HOW TO LAUNCH: (the design shown here, if you have made a custom version this should not be necessary.)

Assuming your rocket/firework is set up already...Connect the two alligator clips to the igniter/fuse. Then actuate the switches in this order with these respective LEDS turning on/off.
Keylock switch, Red LED. then flip the toggle switch. Red LED off, Green LED on. Push red button, might here the relay click into the up position. It is now 'locked', press black button to unlock if needed. Plug in one end of cable.
For the hand module, bring it with the cable a safe distance away from the launch site, then plug the cable into the hand module. Red LED should go on. Slide switch up, yellow LED should also go on. Everything should now be ready + armed, press launch tact switch to set off rocket/firework
Congrats if everything worked!, if not look over the connections and if no luck leave a comment and i will reply soon. Disarm using the other tact switch and unplug the cable.
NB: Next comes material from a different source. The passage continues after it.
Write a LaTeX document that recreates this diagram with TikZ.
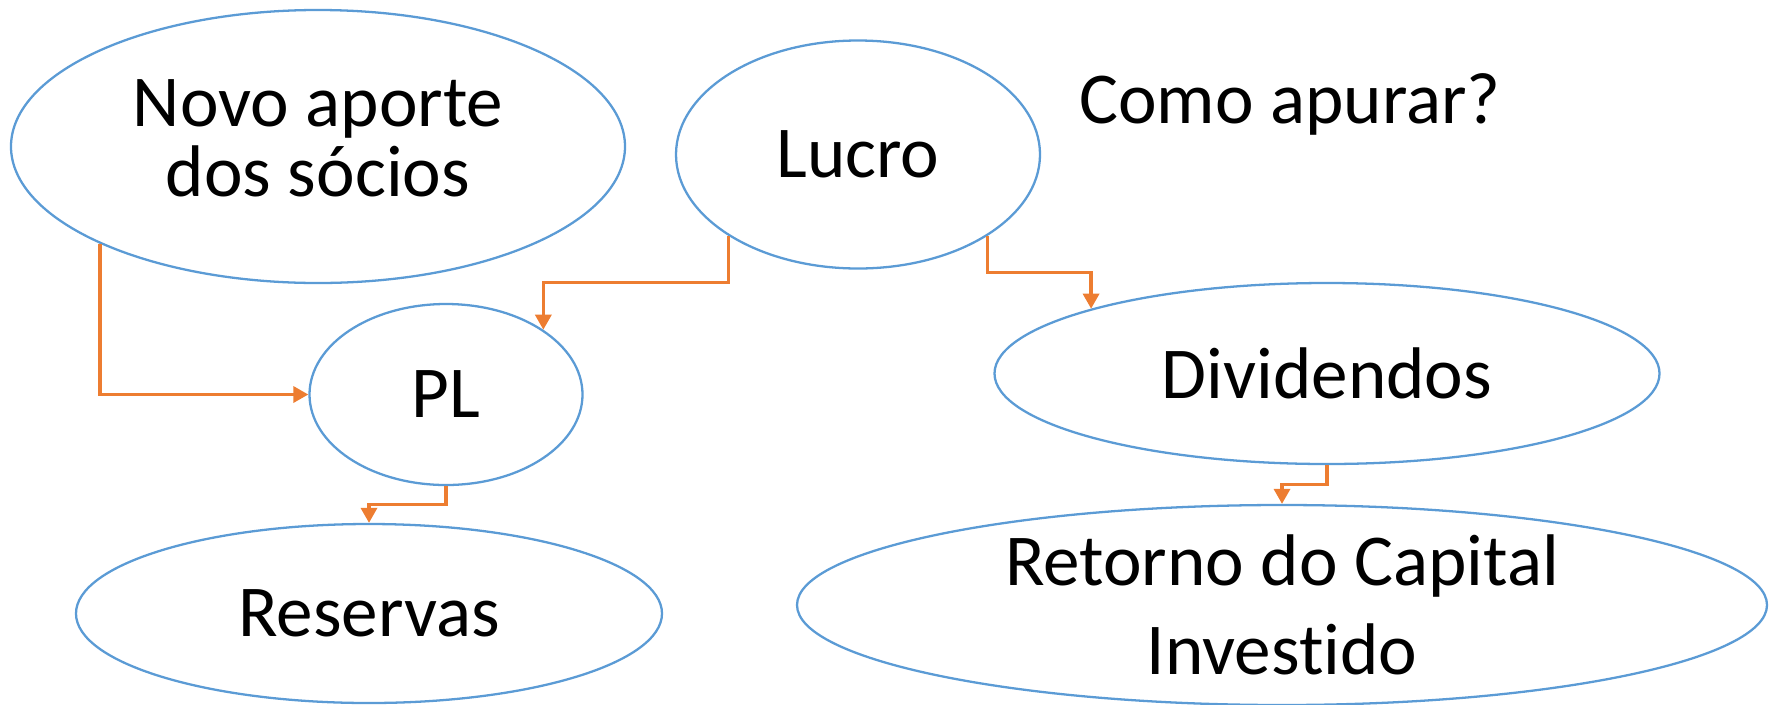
\documentclass[tikz,border=0pt]{standalone}
\usepackage{fontspec}
\setmainfont{Carlito}[Ligatures=NoCommon]
\usetikzlibrary{shapes.geometric,arrows.meta,calc}
\definecolor{bordaazul}{HTML}{5B9BD5}
\definecolor{setalaranja}{HTML}{ED7D31}
\tikzset{
  bolha/.style={ellipse,draw=bordaazul,line width=.65pt,inner sep=0pt,align=center,
    font=\fontsize{20.8pt}{25pt}\selectfont},
  seta/.style={draw=setalaranja,line width=.95pt,-{Triangle[width=.16cm,length=.15cm]}},
  cotovelo/.style={to path={(\tikztostart) |- ($(\tikztostart)!.5!(\tikztotarget)$) -| (\tikztotarget)}}
}
\begin{document}
\begin{tikzpicture}
\useasboundingbox (0,0) rectangle (17.76,-7.04);
\node[bolha,minimum width=6.14cm,minimum height=2.73cm,text depth=.16cm,font=\fontsize{20.8pt}{19.9pt}\selectfont] (novo) at (3.18,-1.465) {Novo aporte\\dos sócios};
\node[bolha,minimum width=3.64cm,minimum height=2.28cm] (lucro) at (8.58,-1.545) {Lucro};
\node[bolha,minimum width=2.73cm,minimum height=1.81cm] (pl) at (4.46,-3.945) {PL};
\node[bolha,minimum width=6.65cm,minimum height=1.81cm] (div) at (13.27,-3.735) {Dividendos};
\node[bolha,minimum width=5.86cm,minimum height=1.79cm] (res) at (3.69,-6.135) {Reservas};
\node[bolha,minimum width=9.70cm,minimum height=2.00cm,font=\fontsize{20.8pt}{25.3pt}\selectfont] (ret) at (12.82,-6.05) {Retorno do Capital\\Investido};
\node[anchor=base,font=\fontsize{20.8pt}{25pt}\selectfont] (como) at (12.90,-1.23) {Como apurar?};
\draw[seta] (novo.south west) |- (pl.west);
\draw[seta] (lucro.south west) to[cotovelo] (pl.north east);
\draw[seta] (lucro.south east) to[cotovelo] (div.north west);
\draw[seta] (pl.south) to[cotovelo] (res.north);
\draw[seta] (div.south) to[cotovelo] (ret.north);
\end{tikzpicture}
\end{document}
Finish by unplugging from the ground module also, then flip the toggle, turn the key switch, and remove the key.

I have tested this by connecting a green LED with resistor to the alligator clips in the right direction. Everything works for me so far.. :). More to come includes a schematic as soon as I have the time to sit down and make one and more pictures as I plan to make a second build using the case shown below for the ground module. Built for a 9v battery and everything.. I like it.

As for the schematics, the picture in step 4 should be sufficient for now at least, just remember that the LED ground connection is the side that is directly connected to the wire at the bottom of the page/ - battery terminal, so u might have to follow the wiring a bit. Also remember to include a resistor ( not shown) between each of the LED negative pins and ground.

Please post any pics, videos, comments, questions, anything as I look forward to seeing the potential that the simplicity of this design could have. Good Luck.
Also, if anybody knows Yenka, I will be posting files to an animated circuit from there which will also double as a schematic. Its a lot easier to understand the works if you can see the simplicity of the design on a computer.